Cabe descartar el tema del canibalismo por parte de nuestros antepasados ya que está confirmado que no lo hubo en estos territorios. Tampoco en el resto de América, salvo escasas excepciones, pero el tema tuvo amplia difusión puesto que ello tenía por objetivo horrorizar a los europeos y así justificar las intervenciones “civilizadoras” que provocaron la casi extinción de los habitantes americanos. En cambio el cronista alemán Ulrico Schmidl, integrante de la segunda expedición al Río de la Plata capitaneada por Pedro de Mendoza, dará cuenta de canibalismo por parte de los españoles, sitiados y hambreados por los indómitos americanos.
Es decir que las versiones de la nefanda suerte de aquellos primeros españoles que se atrevieron a hollar las tierras de lo que hoy es nuestro país, “el sitio donde Juan Díaz ayunó y los indios comieron” al decir del Borges genial y europeizante, han sido siempre expuestas con solidaridad hacia los conquistadores, lo que constituirá el acto inicial del drama de una Argentina siempre pensada desde otros.
Otra: Connotar positivamente a Rivadavia, declararlo el civil más importante de la Argentina, un adelantado a su tiempo, es establecer un criterio normativo acerca de lo bueno y lo malo.
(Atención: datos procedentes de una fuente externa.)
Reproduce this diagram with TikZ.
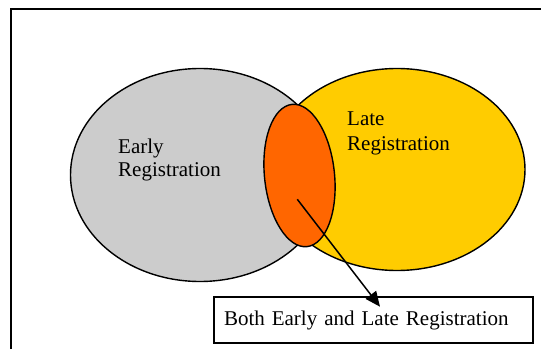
\documentclass[tikz,border=0pt]{standalone}
\usepackage{fontspec}
\setmainfont{Liberation Serif}
\usetikzlibrary{shapes.geometric,arrows.meta}
\definecolor{earlygray}{HTML}{CCCCCC}
\definecolor{lateyellow}{HTML}{FFCC00}
\definecolor{bothorange}{HTML}{FF6600}
\begin{document}
\begin{tikzpicture}[x=1pt,y=1pt,
  setshape/.style={ellipse, draw=black, line width=1.4pt, inner sep=0pt},
  lbl/.style={font=\fontsize{21}{23}\selectfont, inner sep=0pt, anchor=base west},
  framestyle/.style={line width=1.7pt},
  arrowstyle/.style={line width=1.5pt, -{Triangle[length=15pt,width=13pt]}},
  boxstyle/.style={draw=black, line width=1.7pt, minimum width=319pt, minimum height=46pt,
     inner sep=0pt, text width=299pt, align=left, font=\fontsize{21}{23}\selectfont}]
\useasboundingbox (0,0) rectangle (541,349);
\fill[white] (0,0) rectangle (541,349);
\coordinate (fbl) at (11,0);
\coordinate (ftl) at (11,340.3);
\coordinate (ftr) at (541,340.3);
\draw[framestyle] (fbl) -- (ftl) -- (ftr);
\node[setshape, fill=earlygray, minimum width=259pt, minimum height=213pt] (early) at (200,174) {};
\node[setshape, fill=lateyellow, minimum width=256pt, minimum height=202pt] (late) at (397,179.5) {};
\node[setshape, fill=bothorange, minimum width=70pt, minimum height=143pt, rotate=6] (both) at (299.5,173.5) {};
\node[lbl] (e1) at (118,196) {Early};
\node[lbl] (e2) at (118,173) {Registration};
\node[lbl] (l1) at (347,224) {Late};
\node[lbl] (l2) at (347,198.5) {Registration};
\node[boxstyle] (bothbox) at (373.5,29) {Both Early and Late Registration};
\coordinate (astart) at (297.3,149.7);
\coordinate (atip) at (380,42.3);
\draw[arrowstyle] (astart) -- (atip);
\end{tikzpicture}
\end{document}
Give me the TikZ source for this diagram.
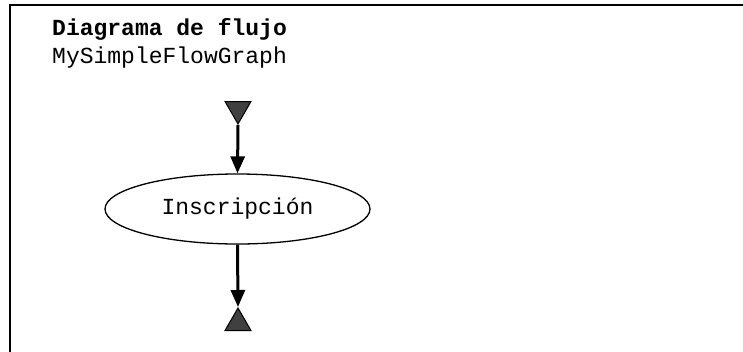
\documentclass[tikz,border=0pt]{standalone}
\usepackage{fontspec}
\setmonofont{Liberation Mono}
\usetikzlibrary{shapes.geometric,arrows.meta}

\begin{document}
\begin{tikzpicture}[x=1pt,y=-1pt,
    terminal/.style={regular polygon, regular polygon sides=3, draw=black, line width=1pt, fill=black!75, inner sep=0pt, minimum size=30pt},
    tarea/.style={ellipse, draw=black, line width=1.3pt, minimum width=265pt, minimum height=70pt, inner sep=0pt, font=\ttfamily\fontsize{23}{28}\selectfont},
    flecha/.style={line width=3pt, -{Triangle[length=17pt,width=14pt]}},
    texto/.style={anchor=base west, inner sep=0pt, font=\ttfamily\fontsize{23}{28}\selectfont}]
    \useasboundingbox (0,0) rectangle (743,351);
    \begin{scope}
        \clip (0,0) rectangle (743,351);
        \draw[line width=2pt] (10,4.5) rectangle (780,380);
    \end{scope}
    \node[texto, font=\ttfamily\bfseries\fontsize{23}{28}\selectfont] (titulo) at (52,35) {Diagrama de flujo};
    \node[texto] (nombre) at (52,63) {MySimpleFlowGraph};
    \node[terminal, shape border rotate=180] (inicio) at (238,109) {};
    \node[tarea] (inscripcion) at (237.5,209) {Inscripción};
    \node[terminal] (fin) at (238,323) {};
    \draw[flecha] (inicio.corner 1) -- (inscripcion.north);
    \draw[flecha] (inscripcion.south) -- (fin.corner 1);
\end{tikzpicture}
\end{document}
Porque si Rivadavia merece la avenida más larga del mundo, la que bautiza a las calles de Buenos Aires a uno y otro lado de su trazado, queda legitimado su extremado porteñismo en desmedro de las provincias, su subordinación a la potencia de turno (entrega de la Banda Oriental), la confusión de lo público y lo privado, el endeudamiento expoliatorio y venal de la economía del país en beneficio de una casta de privilegiados, la especulación financiera que hizo su debut en el Banco de Descuentos por él fundado. Ello es lo que “naturalizó” todo lo que vino después, hasta nuestros días. La exaltación de Rivadavia se complementa con la de la generación del 80, que gobernó el país con fraude, represión, ley de Residencia; el mito de la Argentina rica que en realidad se trató de un grupo de argentinos enriquecidos, en un escenario de miseria colectiva, por haber monopolizado los ingresos de una circunstancia internacional que pagó los productos agrícola- ganaderos a precio de oro. Lo callado es que fue una generación corrupta y violenta que se apropió de las ubérrimas tierras fértiles (Conquista del Desierto). Sin la entronización de Rivadavia y de la Generación del 80 no hubieran sido posibles los Victorino de la Plaza, los Federico Pinedo, los Martínez de Hoz, los Domingo Cavallo.
Lo que falta: la Vuelta de Obligado. Sentimiento de nacionalidad, de defensa ante los intereses ajenos a los propios.
Lo jibarizado-rotulado: Artigas, Quemes, Dorrego. Respeto a las demandas populares, su homologación con el atraso.
Lo mutilado: parcialización de Sarmiento.
Id. San Martín.
Resumiendo: quizás mi adhesión al revisionismo histórico esté emparentada con mi vocación psicoanalítica ya que en ambos casos se trata de develar lo oculto, recordar, devolver a la cadena aquello que no está y que por no estar se hace notar donde puede. Es claro que, de ser cierto esto, el debate historiográfico va mucho más allá de sus fronteras y, parafraseando aquella ingeniosa bajada de una revista que proclamaba que su intención era ser un aporte a la confusión general, posiblemente la restitución al discurso histórico de lo escamoteado tendenciosamente pueda significar un aporte al esclarecimiento general necesario para pensarnos mejor como país y como compatriotas, es decir etimológicamente “hijos de un mismo padre”.